Include the line containing "(note) at (745,31)" and all lines before it, repeated exactly from the listing below, without pictures.
====== COLLECTED DATA
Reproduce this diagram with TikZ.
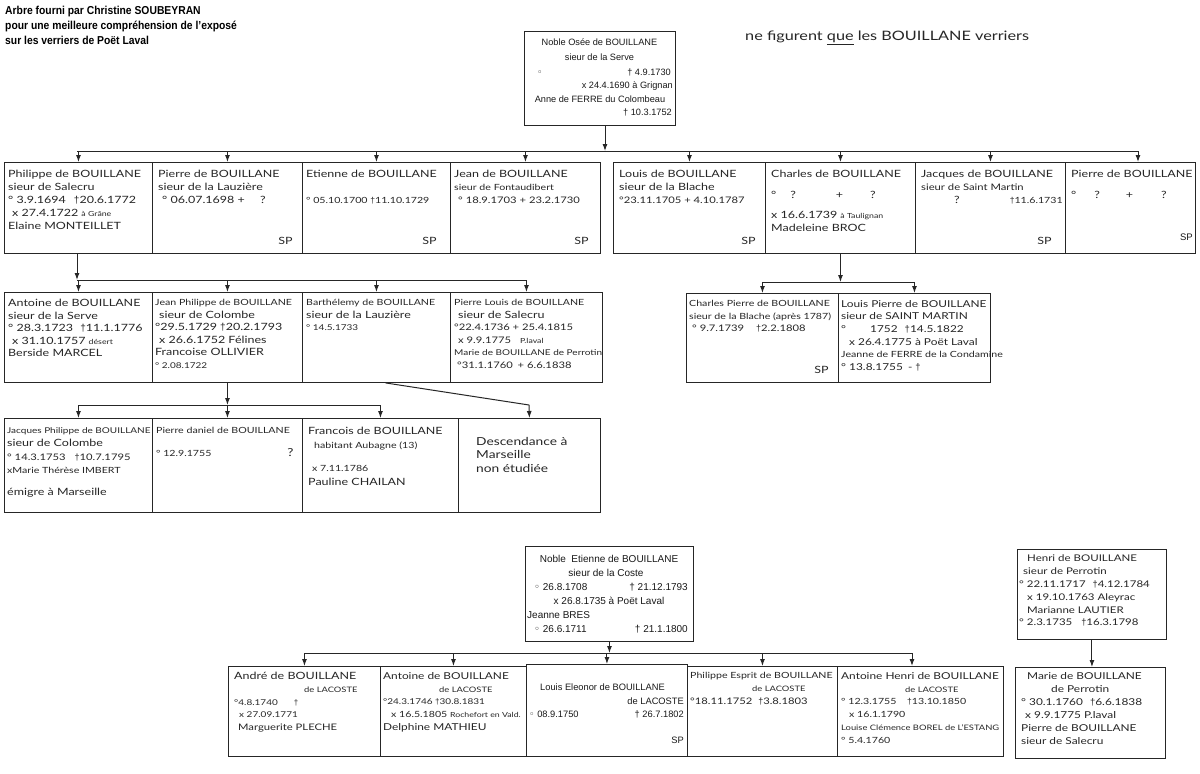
\documentclass[tikz,border=0pt]{standalone}
\usepackage{fontspec}
\setmainfont{Liberation Sans}
\newfontfamily\lib{Liberation Sans}
\newfontfamily\libn[FakeStretch=0.9]{Liberation Sans}
\newfontfamily\hand[FakeStretch=1.25]{Lato}
\newfontfamily\dvs{DejaVu Sans}
\usetikzlibrary{arrows.meta}
\newcommand\hs[1]{\fontsize{#1}{13}\selectfont}
\newcommand\dgr{{\lib †}}
\newcommand\wb{{\dvs ◦}}
\tikzset{
  box/.style={draw=black!85, line width=0.9pt, anchor=north west, inner sep=0pt, rectangle},
  ht/.style={font=\hand\fontsize{10}{13}\selectfont, align=left, inner sep=0pt, anchor=north west, text=black!85},
  hf/.style 2 args={font=\hand\fontsize{#1}{#2}\selectfont},
  prt/.style={font=\lib\fontsize{#1}{13}\selectfont, inner sep=0pt, text=black!90},
  ln/.style={line width=1pt, draw=black!85},
  arr/.style={ln, -{Latex[length=7pt,width=5pt]}},
}
\newcommand\bx[5]{\node[box, minimum width=#4pt, minimum height=#5pt] (#1) at (#2,#3) {};}
\newcommand\tx[5][]{\node[ht,#1] (#2t) at ([shift={(#3pt,-#4pt)}]#2.north west) {#5};}
\newcommand\spn[4][]{\node[ht,anchor=base east,#1] (#2sp) at ([shift={(-#3pt,#4pt)}]#2.south east) {SP};}
\begin{document}
\begin{tikzpicture}[x=1pt,y=-1pt]
\fill[white] (0,0) rectangle (1200,774);
\useasboundingbox (0,0) rectangle (1200,774);

% header
\node[font=\libn\bfseries\fontsize{11.5}{15}\selectfont, align=left, anchor=north west, inner sep=0pt] (hdr) at (5,6)
 {Arbre fourni par Christine SOUBEYRAN\\pour une meilleure compréhension de l’exposé\\sur les verriers de Poët Laval};
\node[ht, hf={13}{14}] (note) at (745,31) {ne figurent \underline{que} les BOUILLANE verriers};

% top box
\bx{osee}{524}{31}{151}{94}
\node[prt=9.2, anchor=base] (o1) at (599.5,45) {Noble Osée de BOUILLANE};
\node[prt=9.2, anchor=base] (o2) at (599.5,60) {sieur de la Serve};
\node[prt=9.2, anchor=base west] (o3a) at (537,75) {\wb};
\node[prt=9.2, anchor=base east] (o3b) at (671,75) {† 4.9.1730};
\node[prt=9.2, anchor=base east] (o4) at (673,88) {x 24.4.1690 à Grignan};
\node[prt=9.2, anchor=base] (o5) at (600,102) {Anne de FERRE du Colombeau};
\node[prt=9.2, anchor=base east] (o6) at (672,115) {† 10.3.1752};

% row 1
\bx{b1}{4}{162}{148}{91}
\bx{b2}{152}{162}{150}{91}
\bx{b3}{302}{162}{148}{91}
\bx{b4}{450}{162}{150}{91}
\bx{b5}{613}{162}{152}{91}
\bx{b6}{765}{162}{150}{91}
\bx{b7}{915}{162}{150}{91}
\bx{b8}{1065}{162}{130}{91}

\tx{b1}{4}{8}{Philippe de BOUILLANE\\sieur de Salecru\\° 3.9.1694\hspace{8pt}\dgr 20.6.1772\\\hspace{4pt}x 27.4.1722 {\hs{7}à Grâne}\\Elaine MONTEILLET}
\tx{b2}{6}{8}{Pierre de BOUILLANE\\sieur de la Lauzière\\\hspace{4pt}° 06.07.1698 + \hspace{12pt}?}
\spn{b2}{10}{9}
\tx{b3}{4}{8}{Etienne de BOUILLANE\\\mbox{}\\{\hs{8.5}° 05.10.1700 \dgr 11.10.1729}}
\spn{b3}{14}{9}
\tx{b4}{4}{8}{Jean de BOUILLANE\\{\hs{8.5}sieur de Fontaudibert}\\{\hs{9}\hspace{4pt}° 18.9.1703 + 23.2.1730}}
\spn{b4}{12}{9}
\tx{b5}{6}{8}{Louis de BOUILLANE\\sieur de la Blache\\{\hs{9}°23.11.1705 + 4.10.1787}}
\spn{b5}{10}{9}
\tx{b6}{6}{8}{Charles de BOUILLANE\\[8pt]°\hspace{14pt}?\hspace{40pt}+\hspace{27pt}?\\[7pt]x 16.6.1739 {\hs{7}à Taulignan}\\Madeleine BROC}
\tx{b7}{6}{8}{Jacques de BOUILLANE\\{\hs{9}sieur de Saint Martin}\\\hspace{33pt}?\hspace{50pt}{\hs{8.5}\dgr 11.6.1731}}
\spn{b7}{14}{9}
\tx{b8}{6}{8}{Pierre de BOUILLANE\\[8pt]°\hspace{18pt}?\hspace{26pt}+\hspace{28pt}?}
\node[prt=9.5, anchor=base east] (b8sp) at ([shift={(-3pt,13pt)}]b8.south east) {SP};

% row 2
\bx{c1}{4}{292}{148}{90}
\bx{c2}{152}{292}{150}{90}
\bx{c3}{302}{292}{148}{90}
\bx{c4}{450}{292}{152}{90}
\bx{d1}{686}{293}{152}{89}
\bx{d2}{838}{293}{152}{89}

\tx[hf={10}{12.6}]{c1}{4}{7}{Antoine de BOUILLANE\\sieur de la Serve\\° 28.3.1723 \hspace{4pt}\dgr 11.1.1776\\\hspace{4pt}x 31.10.1757 {\hs{7}désert}\\Berside MARCEL}
\tx[hf={10}{12.6}]{c2}{3}{7}{{\hs{8.5}Jean Philippe de BOUILLANE}\\\hspace{4pt}sieur de Colombe\\°29.5.1729 \dgr 20.2.1793\\\hspace{4pt}x 26.6.1752 Félines\\Francoise OLLIVIER\\{\hs{8}° 2.08.1722}}
\tx[hf={10}{12.6}]{c3}{4}{7}{{\hs{8.5}Barthélemy de BOUILLANE}\\sieur de la Lauzière\\{\hs{8}° 14.5.1733}}
\tx[hf={10}{12.6}]{c4}{4}{7}{{\hs{8.5}Pierre Louis de BOUILLANE}\\\hspace{4pt}sieur de Salecru\\{\hs{9}°22.4.1736 + 25.4.1815}\\\hspace{4pt}{\hs{9}x 9.9.1775 \hspace{6pt}{\hs{7}P.laval}}\\{\hs{8}Marie de BOUILLANE de Perrotin}\\{\hs{9}\hspace{3pt}°31.1.1760 \hspace{2pt}+ 6.6.1838}}
\tx[hf={8.5}{12.6}]{d1}{3}{7}{Charles Pierre de BOUILLANE\\sieur de la Blache (après 1787)\\\hspace{3pt}{\hs{9}° 9.7.1739\hspace{12pt}\dgr 2.2.1808}}
\spn{d1}{10}{9}
\tx[hf={9.5}{12.6}]{d2}{3}{7}{Louis Pierre de BOUILLANE\\sieur de SAINT MARTIN\\°\hspace{24pt}1752 \hspace{4pt}\dgr 14.5.1822\\\hspace{8pt}x 26.4.1775 à Poët Laval\\{\hs{8.5}Jeanne de FERRE de la Condamine}\\° 13.8.1755 \hspace{2pt}- \dgr}

% row 3
\bx{e1}{4}{418}{148}{94}
\bx{e2}{152}{418}{150}{94}
\bx{e3}{302}{418}{156}{94}
\bx{e4}{458}{418}{142}{94}

\tx[hf={10}{13.5}]{e1}{3}{9}{{\hs{8}Jacques Philippe de BOUILLANE}\\sieur de Colombe\\{\hs{9}° 14.3.1753 \hspace{6pt}\dgr 10.7.1795}\\{\hs{8.5}xMarie Thérèse IMBERT}\\[8pt]émigre à Marseille}
\tx[hf={8.5}{13.5}]{e2}{4}{9}{Pierre daniel de BOUILLANE\\[10pt]° 12.9.1755\hspace{76pt}{\hs{11}?}}
\tx[hf={10}{13.5}]{e3}{6}{9}{Francois de BOUILLANE\\\hspace{6pt}{\hs{8.5}habitant Aubagne (13)}\\[10pt]\hspace{4pt}{\hs{8.5}x 7.11.1786}\\Pauline CHAILAN}
\tx[hf={11}{13.5}]{e4}{18}{19}{Descendance à\\Marseille\\non étudiée}

% bottom: Etienne
\bx{et}{525}{546}{168}{95}
\node[prt=10, anchor=base] (et1) at (609,562) {Noble\ \ Etienne de BOUILLANE};
\node[prt=10, anchor=base] (et2) at (606,576) {sieur de la Coste};
\node[prt=10, anchor=base west] (et3a) at (534,590) {\wb\ 26.8.1708};
\node[prt=10, anchor=base east] (et3b) at (688,590) {† 21.12.1793};
\node[prt=10, anchor=base] (et4) at (609,604) {x 26.8.1735 à Poët Laval};
\node[prt=10, anchor=base west] (et5) at (527,618) {Jeanne BRES};
\node[prt=10, anchor=base west] (et6a) at (534,632) {\wb\ 26.6.1711};
\node[prt=10, anchor=base east] (et6b) at (688,632) {† 21.1.1800};

% bottom row
\bx{g1}{228}{666}{152}{90}
\bx{g2}{380}{666}{146}{90}
\bx{g3}{526}{664}{161}{92}
\bx{g4}{687}{666}{150}{90}
\bx{g5}{837}{666}{166}{90}

\tx[hf={10}{12.8}]{g1}{6}{6}{André de BOUILLANE\\\hspace{70pt}{\hs{7.5}de LACOSTE}\\{\hs{8}°4.8.1740\hspace{16pt}\dgr}\\\hspace{5pt}{\hs{8}x 27.09.1771}\\\hspace{4pt}{\hs{9}Marguerite PLECHE}}
\tx[hf={9.5}{12.8}]{g2}{3}{6}{Antoine de BOUILLANE\\\hspace{56pt}{\hs{7.5}de LACOSTE}\\{\hs{8}°24.3.1746 \dgr30.8.1831}\\\hspace{8pt}{\hs{8.5}x 16.5.1805 {\hs{7}Rochefort en Vald.}}\\Delphine MATHIEU}
\node[prt=9.3, anchor=base west] (g3a) at (540,690) {Louis Eleonor de BOUILLANE};
\node[prt=9.3, anchor=base east] (g3b) at (684,704) {de LACOSTE};
\node[prt=9.3, anchor=base west] (g3c) at (529,717) {\wb\ 08.9.1750};
\node[prt=9.3, anchor=base east] (g3d) at (684,717) {† 26.7.1802};
\node[prt=9.3, anchor=base east] (g3sp) at (684,743) {SP};
\tx[hf={8.5}{12.8}]{g4}{3}{6}{Philippe Esprit de BOUILLANE\\\hspace{62pt}{\hs{7.5}de LACOSTE}\\{\hs{9}°18.11.1752 \hspace{3pt}\dgr 3.8.1803}}
\tx[hf={9.5}{12.8}]{g5}{4}{6}{Antoine Henri de BOUILLANE\\\hspace{64pt}{\hs{7.5}de LACOSTE}\\{\hs{8.5}° 12.3.1755 \hspace{8pt}\dgr 13.10.1850}\\\hspace{8pt}{\hs{8.5}x 16.1.1790}\\{\hs{7.5}Louise Clémence BOREL de L’ESTANG}\\{\hs{8.5}° 5.4.1760}}

% Henri / Marie
\bx{h1}{1017}{549}{149}{90}
\bx{h2}{1015}{667}{150}{91}
\tx[hf={9.2}{12.8}]{h1}{2}{6}{\hspace{8pt}Henri de BOUILLANE\\\hspace{4pt}sieur de Perrotin\\° 22.11.1717 \hspace{4pt}\dgr 4.12.1784\\\hspace{8pt}x 19.10.1763 Aleyrac\\\hspace{8pt}Marianne LAUTIER\\° 2.3.1735 \hspace{6pt}\dgr 16.3.1798}
\tx[hf={9.5}{13}]{h2}{6}{5}{\hspace{6pt}Marie de BOUILLANE\\\hspace{30pt}de Perrotin\\° 30.1.1760 \hspace{4pt}\dgr 6.6.1838\\\hspace{4pt}x 9.9.1775 P.laval\\Pierre de BOUILLANE\\sieur de Salecru}

% connectors
\coordinate (j1) at (605,151);
\coordinate (bar1L) at (77,151);
\coordinate (bar1R) at (1138,151);
\draw[arr] (osee.south -| j1) -- (j1);
\draw[ln] (bar1L) -- (bar1R);
\foreach \b in {b1,b2,b3,b4,b5,b6,b7} \draw[arr] (\b.north |- bar1L) -- (\b.north);
\draw[arr] (bar1R) -- (bar1R |- b8.north);

\coordinate (bar2L) at (77,280);
\coordinate (bar2R) at (527,280);
\draw[arr] (b1.south -| bar2L) -- (bar2L);
\draw[ln] (bar2L) -- (bar2R);
\foreach \b in {c1,c2,c3,c4} \draw[arr] (\b.north |- bar2L) -- (\b.north);

\coordinate (bar3L) at (762,282);
\coordinate (bar3R) at (914,282);
\draw[arr] (b6.south) -- (b6.south |- bar3L);
\draw[ln] (bar3L) -- (bar3R);
\foreach \b in {d1,d2} \draw[arr] (\b.north |- bar3L) -- (\b.north);

\coordinate (bar4L) at (78,405);
\coordinate (bar4R) at (380,405);
\draw[arr] (c2.south) -- (c2.south |- bar4L);
\draw[ln] (bar4L) -- (bar4R);
\foreach \b in {e1,e2,e3} \draw[arr] (\b.north |- bar4L) -- (\b.north);
\coordinate (sl) at (529,405);
\draw[ln] ([xshift=9pt]c3.south) -- (sl);
\draw[arr] (sl) -- (e4.north);

\coordinate (bar5L) at (305,653);
\coordinate (bar5R) at (912,653);
\draw[arr] (et.south) -- (et.south |- bar5L);
\draw[ln] (bar5L) -- (bar5R);
\foreach \b in {g1,g2,g3,g4} \draw[arr] (\b.north |- bar5L) -- (\b.north);
\draw[arr] (bar5R) -- (bar5R |- g5.north);

\draw[arr] (h1.south) -- (h1.south |- h2.north);
\end{tikzpicture}
\end{document}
============
■ ANSWER FOR THIS EXERCISE ■
Reproduce this diagram with TikZ.
\documentclass[tikz,border=0pt]{standalone}
\usepackage{fontspec}
\setmainfont{Liberation Sans}
\newfontfamily\lib{Liberation Sans}
\newfontfamily\libn[FakeStretch=0.9]{Liberation Sans}
\newfontfamily\hand[FakeStretch=1.25]{Lato}
\newfontfamily\dvs{DejaVu Sans}
\usetikzlibrary{arrows.meta}
\newcommand\hs[1]{\fontsize{#1}{13}\selectfont}
\newcommand\dgr{{\lib †}}
\newcommand\wb{{\dvs ◦}}
\tikzset{
  box/.style={draw=black!85, line width=0.9pt, anchor=north west, inner sep=0pt, rectangle},
  ht/.style={font=\hand\fontsize{10}{13}\selectfont, align=left, inner sep=0pt, anchor=north west, text=black!85},
  hf/.style 2 args={font=\hand\fontsize{#1}{#2}\selectfont},
  prt/.style={font=\lib\fontsize{#1}{13}\selectfont, inner sep=0pt, text=black!90},
  ln/.style={line width=1pt, draw=black!85},
  arr/.style={ln, -{Latex[length=7pt,width=5pt]}},
}
\newcommand\bx[5]{\node[box, minimum width=#4pt, minimum height=#5pt] (#1) at (#2,#3) {};}
\newcommand\tx[5][]{\node[ht,#1] (#2t) at ([shift={(#3pt,-#4pt)}]#2.north west) {#5};}
\newcommand\spn[4][]{\node[ht,anchor=base east,#1] (#2sp) at ([shift={(-#3pt,#4pt)}]#2.south east) {SP};}
\begin{document}
\begin{tikzpicture}[x=1pt,y=-1pt]
\fill[white] (0,0) rectangle (1200,774);
\useasboundingbox (0,0) rectangle (1200,774);

% header
\node[font=\libn\bfseries\fontsize{11.5}{15}\selectfont, align=left, anchor=north west, inner sep=0pt] (hdr) at (5,6)
 {Arbre fourni par Christine SOUBEYRAN\\pour une meilleure compréhension de l’exposé\\sur les verriers de Poët Laval};
\node[ht, hf={13}{14}] (note) at (745,31) {ne figurent \underline{que} les BOUILLANE verriers};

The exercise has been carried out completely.